Time for lunch…Subway five dollar footlooong…

After lunch its time to try the dremel again.  Rick gets back down into the lazarette and I sit on the dock.  I put my left arm around the bracket and brace my arm on my leg to hold the bracket when the bolt is cut (we have a rope around the bracket so it doesn’t fall into the water.  Well, actually it can fall into the water, but it won’t sink to the bottom never to be seen again.).  Then I put my thumb on the bolt being cut.

Ouch, it heats up from the dremeling.  Stop and go get a towel… Back to sitting on the dock of the bay…  The dremel does the job!  Yay for powertools! 

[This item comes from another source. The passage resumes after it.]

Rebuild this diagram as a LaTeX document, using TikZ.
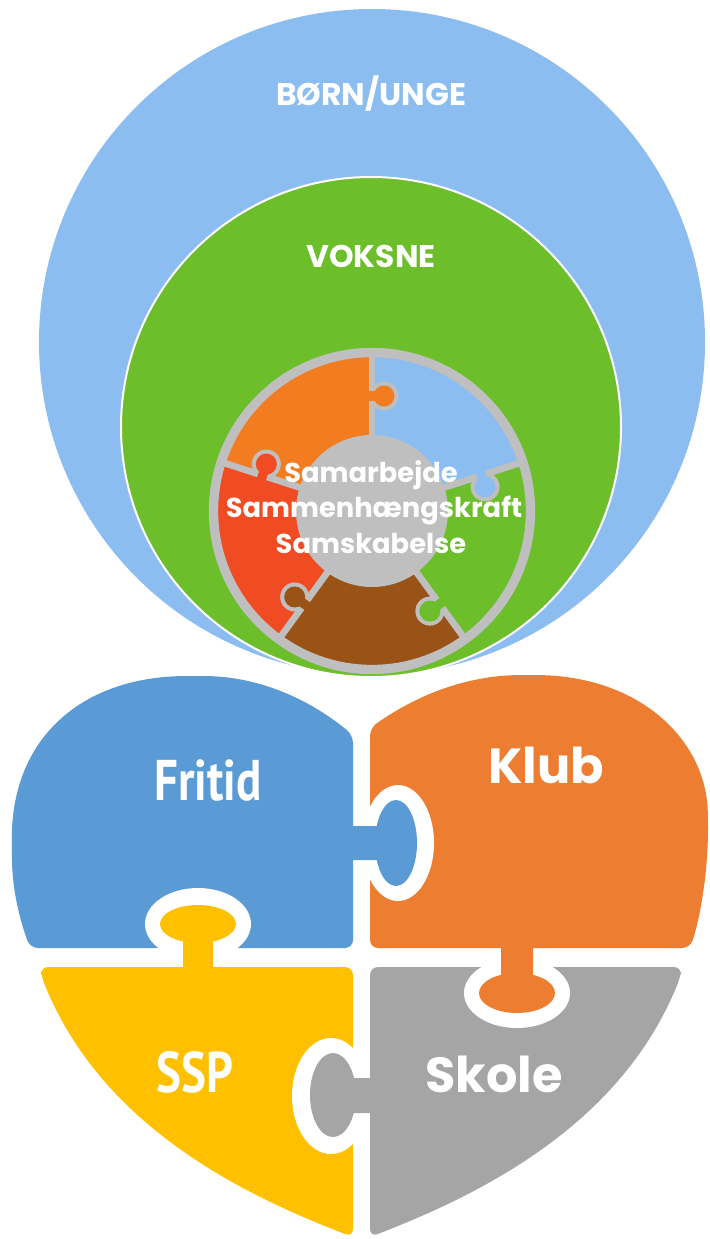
\documentclass[tikz,border=0pt]{standalone}
\usepackage{fontspec}
\setmainfont{Poppins}
\newfontfamily\narrowfont[FakeStretch=0.82]{PT Sans}
\usetikzlibrary{calc}

\definecolor{outerblue}{HTML}{8CBDF0}
\definecolor{voksgreen}{HTML}{6CBE2B}
\definecolor{pzorange}{HTML}{F47C20}
\definecolor{pzblue}{HTML}{8CBDF0}
\definecolor{pzgreen}{HTML}{6CBE2B}
\definecolor{pzbrown}{HTML}{9A5317}
\definecolor{pzred}{HTML}{F04B22}
\definecolor{ringgray}{HTML}{BFBFBF}
\definecolor{fritidblue}{HTML}{5B9BD5}
\definecolor{kluborange}{HTML}{ED7D31}
\definecolor{sspyellow}{HTML}{FFC000}
\definecolor{skolegray}{HTML}{A5A5A5}

\begin{document}
\begin{tikzpicture}[x=0.75pt,y=-0.75pt,
    circletext/.style={text=white,inner sep=0pt,anchor=base,font=\bfseries\fontsize{23.5}{28}\selectfont},
    coretext/.style={text=white,inner sep=0pt,anchor=base,font=\bfseries\fontsize{20.5}{24}\selectfont},
    narrowtext/.style={text=white,inner sep=0pt,anchor=base,font=\narrowfont\bfseries\fontsize{43}{43}\selectfont},
    roundtext/.style={text=white,inner sep=0pt,anchor=base,font=\bfseries\fontsize{37}{37}\selectfont}]
    \useasboundingbox (0,0) rectangle (710,1239);
    \fill[white] (0,0) rectangle (710,1239);
    % circles
    \fill[outerblue] (372,342) circle (333);
    \fill[voksgreen,draw=white,line width=1.5] (371,427) circle (250);
    % puzzle ring
    \coordinate (pc) at (372,511);
    \foreach \s/\e/\col in {-18/-90/pzblue,-90/-162/pzorange,-162/-234/pzred,126/54/pzbrown,54/-18/pzgreen}{
        \fill[\col] (pc) -- ($(pc)+(\s:160)$) arc[start angle=\s,end angle=\e,radius=160] -- cycle;
    }
    \foreach \p in {-90,-18,54,126,-162}{
        \draw[ringgray,line width=5] (pc) -- ($(pc)+(\p:160)$);
    }
    \foreach \p/\col in {-90/pzorange,-18/pzblue,54/pzgreen,126/pzbrown,-162/pzred}{
        \coordinate (kb) at ($(pc)+(\p:115)$);
        \coordinate (kc) at ($(kb)+(\p+90:12)$);
        \coordinate (ki) at ($(kb)+(\p+270:5)$);
        \draw[ringgray,line width=14] (kb) -- (kc);
        \fill[ringgray] (kc) circle (14.5);
        \draw[\col,line width=7] (ki) -- (kc);
        \fill[\col] (kc) circle (10.5);
    }
    \fill[ringgray] (pc) circle (76);
    \draw[ringgray,line width=7] (pc) circle (158.5);
    % heart pieces
    \fill[fritidblue,rounded corners=6] (353,948) -- (30,948) .. controls (20,920) and (12,890) .. (12,850)
        .. controls (10,740) and (80,676) .. (195,676) .. controls (260,676) and (310,700) .. (353,735) -- cycle;
    \fill[kluborange,rounded corners=6] (370,948) -- (370,728) .. controls (410,700) and (460,675) .. (530,675)
        .. controls (640,676) and (706,740) .. (708,820) .. controls (708,880) and (698,925) .. (690,948) -- cycle;
    \fill[sspyellow,rounded corners=6] (353,967) -- (40,967) -- (42,978)
        .. controls (100,1120) and (230,1190) .. (353,1237) -- cycle;
    \fill[skolegray,rounded corners=6] (370,967) -- (682,967) -- (680,978)
        .. controls (622,1120) and (492,1190) .. (370,1237) -- cycle;
    % knobs
    \fill[white] (398,843) ellipse[x radius=36,y radius=58];
    \fill[fritidblue,rounded corners=4] (345,826) rectangle (385,860);
    \fill[fritidblue] (396,843) ellipse[x radius=21,y radius=43];
    \fill[white] (198,924) ellipse[x radius=53,y radius=36];
    \fill[sspyellow,rounded corners=4] (183,935) rectangle (213,975);
    \fill[sspyellow] (198,924) ellipse[x radius=38,y radius=19];
    \fill[white] (331,1096) ellipse[x radius=39,y radius=58];
    \fill[skolegray,rounded corners=4] (325,1078) rectangle (378,1113);
    \fill[skolegray] (333,1095) ellipse[x radius=23,y radius=42];
    \fill[white] (517,993) ellipse[x radius=53,y radius=35];
    \fill[kluborange,rounded corners=4] (501,940) rectangle (533,985);
    \fill[kluborange] (517,993) ellipse[x radius=38,y radius=20];
    % labels
    \node[circletext] (born) at (371,105) {BØRN/UNGE};
    \node[circletext] (voksne) at (371,267) {VOKSNE};
    \node[coretext] (samarb) at (371,482) {Samarbejde};
    \node[coretext] (sammen) at (374,517) {Sammenhængskraft};
    \node[coretext] (samsk) at (371,553) {Samskabelse};
    \node[narrowtext] (fritid) at (208,800) {Fritid};
    \node[roundtext] (klub) at (546,783) {Klub};
    \node[narrowtext] (ssp) at (195,1092) {SSP};
    \node[roundtext] (skole) at (494,1092) {Skole};
\end{tikzpicture}
\end{document}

We mark the new locations for the bolts, put the bracket back on the transom in a lower position and bolt the outboard motor in place.  Stand back and view our work.   Phooey.  The propeller is still not low enough in the water!  But there’s no room to lower the bracket any further.  Then it hits us.  The 400lb inboard motor is gone.  Our little boat isn’t sitting as low in the water as it would have with that 400lb mass.  Duh!  Ballast is the answer.  Plus all the other provisions we’d have and tanks of gas and water will make a big difference.  No worries.

It’s supposed to rain later this week so Rick dug out old caulking and added new along an area he suspected is leaking.  While he did that I sat in the sun and read for awhile.